Llovió toda la noche, siento frío mientras camino hasta la sucursal más cercana de mi banco (de mierda) de confianza.

El asfalto tiene esa pátina cuando lo cubre la lluvia, como si le sacara brillo y a la vez le hiciera exudar lo peor de sí mismo, el brillo y el cochambre de quienes lo transitamos.

Algo se me encoge en las entrañas ante este desfile de personas a media cara. Somos la humanidad, me digo. Somos la humanidad viviendo con la cara medio cubierta, con el cuerpo en resguardo.

Al llegar al cruce de dos avenidas infinitas, se acompasa el sonido del conteo en el semáforo, suena como si la ciudad fuera un gigante de hormigón cuyos signos vitales son monitoreados en la sala de un hospital, bip, bip, bip…

Este gigante de concreto y sus habitantes con cubrebocas. Siento de pronto el cansancio acumulado de estos cinco meses, estos 150 días que al principio creímos que serían 40. Qué ingenuos fuimos, y qué posmodernos, eso también.

Hay días en que no me importa nadie más que yo misma, días en que me irrita el exterior, en que me molestan los otros, en que no tengo paciencia ni empatía con mis propias miserias; no lo digo con orgullo pero es lo que es.

Y luego hay días, como hoy, en que todas las personas me importan y todo me duele y quisiera ayudar y me desgarra por dentro el funcionamiento de este mundo de cagada.

Y luego, justo, ahí, entre la sístole y la diástole de Avenida Revolución y Progreso, a mis pies dos niños de no más de tres años acompañan a su madre que vende dulces. Cuando el semáforo se pone en rojo, la mujer camina entre los autos ofreciendo sus productos y los pequeños la esperan en la banqueta, conocen bien los límites del peligro. Ella y ellos viven así, en la supervivencia desde hace años, qué digo años, generaciones. Esos niños habitan la calle con soltura. Quizá es chocante la imagen, pero está ahí, frente a mí, la seguridad de los niños de la calle. No voy a refugiarme en mi pitera culpa clasemediera así que dejo salir lo que realmente me habita; la torpeza.

Y creo que entiendo lo que entiendo, ellos me llevan ventaja en esto de vivir en la incertidumbre, de no sentirse seguros, de enfrentar al mundo cada día sin certezas.

El semáforo dura una eternidad, miro el teléfono, encuentro el video de una actriz que asegura que la vacuna traerá suplantación de personalidad y microchips que te pueden hackear el hipotálamo.

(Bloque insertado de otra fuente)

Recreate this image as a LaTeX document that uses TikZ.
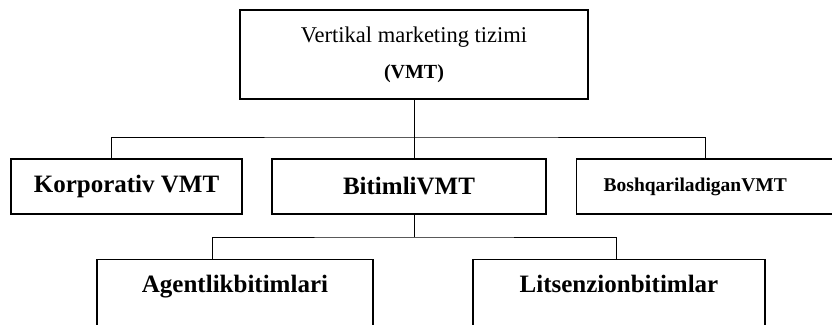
\documentclass[tikz,border=0pt]{standalone}
\usepackage{fontspec}
\setmainfont{Liberation Serif}
\usetikzlibrary{positioning}

\begin{document}
\begin{tikzpicture}[x=1pt,y=-1pt,
	box/.style={draw, line width=1.4pt, inner sep=0pt},
	link/.style={line width=1pt},
	bigb/.style={font=\fontsize{25}{30}\selectfont\bfseries}]
	\useasboundingbox (0,0) rectangle (832,324);
	% top
	\node[box, line width=1.7pt, minimum width=348pt, minimum height=89pt, align=center] (vmt) at (414,54.5)
		{\fontsize{22.5}{27}\selectfont Vertikal marketing tizimi\\[16pt]\fontsize{20}{24}\selectfont\bfseries (VMT)};
	% second row
	\node[box, bigb, minimum width=231pt, minimum height=55pt] (kor) at (126.5,186.5) {Korporativ VMT};
	\node[box, bigb, minimum width=274pt, minimum height=55pt] (bit) at (409,186.5) {BitimliVMT};
	\node[box, font=\fontsize{19.5}{24}\selectfont\bfseries, minimum height=55pt, text width=204pt, inner xsep=27pt, align=left, anchor=west] (bos) at (576,186.5) {BoshqariladiganVMT};
	% third row
	\node[box, bigb, anchor=north, minimum width=276pt, text height=33pt, text depth=50pt] (agt) at (235,259) {Agentlikbitimlari};
	\node[box, bigb, anchor=north, minimum width=292pt, text height=33pt, text depth=50pt] (lit) at (619,259) {Litsenzionbitimlar};
	% links
	\coordinate (j1) at (414,137);
	\coordinate (j2) at (414,237);
	\draw[link] (vmt.south) -- (vmt.south |- bit.north);
	\draw[link] (kor.north west) ++(101,0) |- (j1) -| ([xshift=129pt]bos.north west);
	\draw[link] (vmt.south |- bit.south) -- (j2);
	\draw[link] (agt.north west) ++(116,0) |- (j2) -| ([xshift=144pt]lit.north west);
\end{tikzpicture}
\end{document}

Leo los mensajes de quienes se burlan de ella pero otros que están de acuerdo y también citan a Miguel Bosé, el cantante, con su teoría conspiranoica. Qué irresponsables, carajo, habrá quienes les crean y les hagan caso; habrá miles o quizá millones que construyan su conocimiento del mundo a través de ellos. Me da rabia. Pero si la muerte es real, el dolor es real, ¿o no se han enterado?

Regreso a casa con el bip, bip, bip metido en el corazón. Entonces llama mi madre, amor, risas, discusiones. Llegamos al punto inevitable, la pandemia. Esta vez, luego de meses negándose, me dice: Mi amor, sí me voy a poner la vacuna cuando esté lista, ¿y sabes por qué me la voy a poner?, por ustedes.

Me está diciendo que se va a poner la vacuna por nosotros, sus hijos. Le respondo que nosotros nos la vamos a poner por ella. Sí, es un acto de amor.

Bip. Bip. Bip. La sobrevivencia tiene génesis en el amor. Sobrevivir es un súper poder del amor; como una ráfaga imagino todas las lecturas sobre historias de persecución, las guerras, los huérfanos, los seres humanos que sobrevivieron a exterminios sólo porque llevaban la semilla del amor dentro.

Tengo ganas de llorar, qué quieren, esta infame cuarentena convertida en eternidad.

No soy nadie para que me respeten, pero me atrevo a pedirles algo: vacúnense cuando llegue el momento, háganlo como un acto de amor a los suyos. Nada más, pero nada menos.

Me despido porque quiero escuchar la canción de Sabina que da título a este texto, pienso en una sola línea: superviviente, sí, maldita sea. Nunca me cansaré de celebrarlo.